Prince has been engaged in a particularly confrontational style of appropriation since the 1970′s.  As Randy Kennedy has written:

“Since the late 1970s, when Richard Prince became known as a pioneer of appropriation art – photographing other photographs, usually from magazine ads, then enlarging and exhibiting them in galleries – the question has always hovered just outside the frames: “What do the photographers who took the original pictures think of these pictures of their pictures, apotheosized into art but without their names anywhere in sight?”

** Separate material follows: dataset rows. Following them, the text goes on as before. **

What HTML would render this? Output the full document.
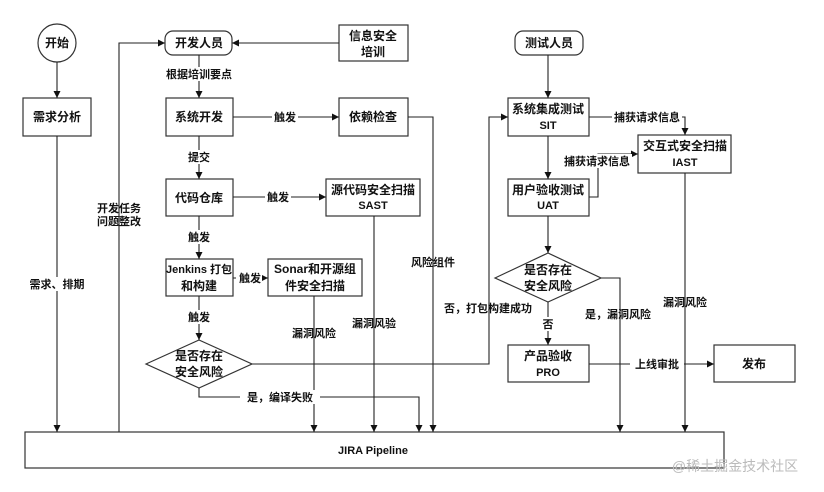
<!DOCTYPE html>
<html><head><meta charset="utf-8"><style>
body{margin:0;background:#fff}
svg{display:block}
text{font-family:"Liberation Sans","Noto Sans CJK SC",sans-serif;font-size:11px;fill:#111;text-anchor:middle;font-weight:bold}
.b{font-size:12px}
</style></head><body>
<svg width="824" height="492" viewBox="0 0 824 492" xmlns="http://www.w3.org/2000/svg">
<defs><marker id="a" markerWidth="8" markerHeight="8" refX="7" refY="4" orient="auto" markerUnits="userSpaceOnUse"><path d="M0,0.5 L7,4 L0,7.5z" fill="#111"/></marker></defs>
<g fill="#fff" stroke="#333" stroke-width="1.2">
<circle cx="57" cy="43" r="19"/>
<rect x="23" y="98" width="68" height="38"/>
<rect x="165" y="31" width="67" height="24" rx="8"/>
<rect x="339" y="25" width="69" height="36"/>
<rect x="166" y="98" width="67" height="38"/>
<rect x="339" y="98" width="69" height="38"/>
<rect x="166" y="179" width="67" height="37"/>
<rect x="326" y="179" width="94" height="37"/>
<rect x="166" y="259" width="67" height="37"/>
<rect x="268" y="259" width="94" height="37"/>
<path d="M146,364 L199,340 L252,364 L199,388z"/>
<rect x="25" y="432" width="699" height="36"/>
<rect x="515" y="31" width="68" height="24" rx="8"/>
<rect x="508" y="98" width="81" height="38"/>
<rect x="638" y="135" width="93" height="38"/>
<rect x="508" y="179" width="81" height="37"/>
<path d="M495,278 L548,253 L601,278 L548,302z"/>
<rect x="508" y="345" width="81" height="37"/>
<rect x="714" y="345" width="81" height="37"/>
</g>
<g fill="none" stroke="#222" stroke-width="1.1" marker-end="url(#a)">
<path d="M57,62 V98"/>
<path d="M57,136 V432"/>
<path d="M119,432 V43 H165"/>
<path d="M339,43 H232"/>
<path d="M199,55 V98"/>
<path d="M233,117 H339"/>
<path d="M199,136 V179"/>
<path d="M233,197 H326"/>
<path d="M199,216 V259"/>
<path d="M233,278 H268"/>
<path d="M199,296 V340"/>
<path d="M408,117 H433 V432"/>
<path d="M374,216 V432"/>
<path d="M314,296 V432"/>
<path d="M199,388 V397 H419 V432"/>
<path d="M252,364 H489 V117 H508"/>
<path d="M548,55 V98"/>
<path d="M548,136 V179"/>
<path d="M589,117 H685 V135"/>
<path d="M589,197 H598 V154 H638"/>
<path d="M548,216 V253"/>
<path d="M548,302 V345"/>
<path d="M601,278 H620 V432"/>
<path d="M685,173 V432"/>
<path d="M589,364 H714"/>
</g>
<g fill="#fff">
<rect x="272" y="110" width="26" height="14"/><rect x="265" y="190" width="26" height="14"/>
<rect x="236" y="271" width="26" height="14"/><rect x="186" y="230" width="26" height="14"/>
<rect x="186" y="310" width="26" height="14"/><rect x="186" y="150" width="26" height="14"/>
<rect x="160" y="67" width="78" height="14"/><rect x="240" y="390" width="80" height="14"/>
<rect x="612" y="110" width="70" height="14"/><rect x="562" y="154" width="70" height="14"/>
<rect x="538" y="317" width="20" height="14"/><rect x="630" y="357" width="54" height="14"/>
<rect x="28" y="277" width="58" height="14"/>
</g>
<text class="b" x="57" y="47">开始</text>
<text class="b" x="57" y="121">需求分析</text>
<text class="b" x="199" y="47">开发人员</text>
<text class="b" x="373" y="40">信息安全</text>
<text class="b" x="373" y="56">培训</text>
<text class="b" x="199" y="121">系统开发</text>
<text class="b" x="373" y="121">依赖检查</text>
<text class="b" x="199" y="202">代码仓库</text>
<text class="b" x="373" y="194">源代码安全扫描</text>
<text x="373" y="209">SAST</text>
<text x="199" y="273" style="font-size:11px">Jenkins 打包</text>
<text class="b" x="199" y="290">和构建</text>
<text class="b" x="315" y="273">Sonar和开源组</text>
<text class="b" x="315" y="290">件安全扫描</text>
<text class="b" x="199" y="360">是否存在</text>
<text class="b" x="199" y="376">安全风险</text>
<text x="373" y="454">JIRA Pipeline</text>
<text class="b" x="549" y="47">测试人员</text>
<text class="b" x="548" y="113">系统集成测试</text>
<text x="548" y="129">SIT</text>
<text class="b" x="685" y="150">交互式安全扫描</text>
<text x="685" y="166">IAST</text>
<text class="b" x="548" y="194">用户验收测试</text>
<text x="548" y="209">UAT</text>
<text class="b" x="548" y="274">是否存在</text>
<text class="b" x="548" y="290">安全风险</text>
<text class="b" x="548" y="360">产品验收</text>
<text x="548" y="376">PRO</text>
<text class="b" x="754" y="368">发布</text>
<text x="199" y="78">根据培训要点</text>
<text x="285" y="121">触发</text>
<text x="199" y="161">提交</text>
<text x="278" y="201">触发</text>
<text x="199" y="241">触发</text>
<text x="250" y="282">触发</text>
<text x="199" y="321">触发</text>
<text x="119" y="212">开发任务</text>
<text x="119" y="225">问题整改</text>
<text x="57" y="288">需求、排期</text>
<text x="314" y="337">漏洞风险</text>
<text x="374" y="327">漏洞风验</text>
<text x="433" y="266">风险组件</text>
<text x="280" y="401">是，编译失败</text>
<text x="488" y="312">否，打包构建成功</text>
<text x="647" y="121">捕获请求信息</text>
<text x="597" y="165">捕获请求信息</text>
<text x="548" y="328">否</text>
<text x="618" y="318">是，漏洞风险</text>
<text x="685" y="306">漏洞风险</text>
<text x="657" y="368">上线审批</text>
<text x="735" y="471" style="font-size:14px;fill:#bbb;font-weight:normal">@稀土掘金技术社区</text>
</svg>
</body></html>
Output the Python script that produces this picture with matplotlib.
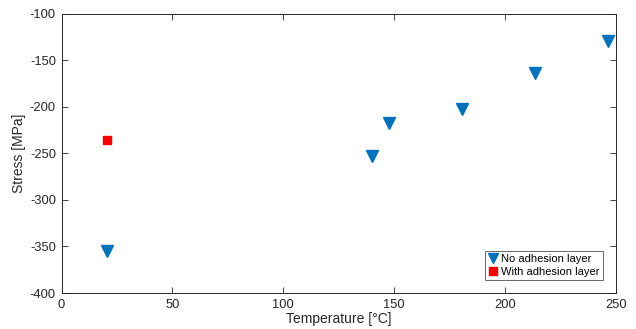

Most civil lawsuits — the vast, vast majority (over 90%) — settle, of course.  And it seems likely Cariou’s lawsuit will settle too.  Prince is very, very succesful, and there likely will be some amount of money he is willing to pay and Cariou is willing to take for them both to avoid a decision that, if it goes against Prince, almost undoubtedly would be appealed and the outcome of which may be very much debatable.  So it’s unlikely we’ll end up with the legal clarification the art world might desire.  The fact the development of judge-made law is entirely dependent on the outcomes of individual lawsuits is precisely why such questions can remain so long unresolved.  The fact such questions remain unresolved, however, may not be a problem.  It is, perhaps, a better thing for artists who appropriate and artists whose work is appropriated — as well as the world of critics, museums, galleries, collectors and patrons that exists as a result of those artists — to slowly work to a solution of these questions themselves.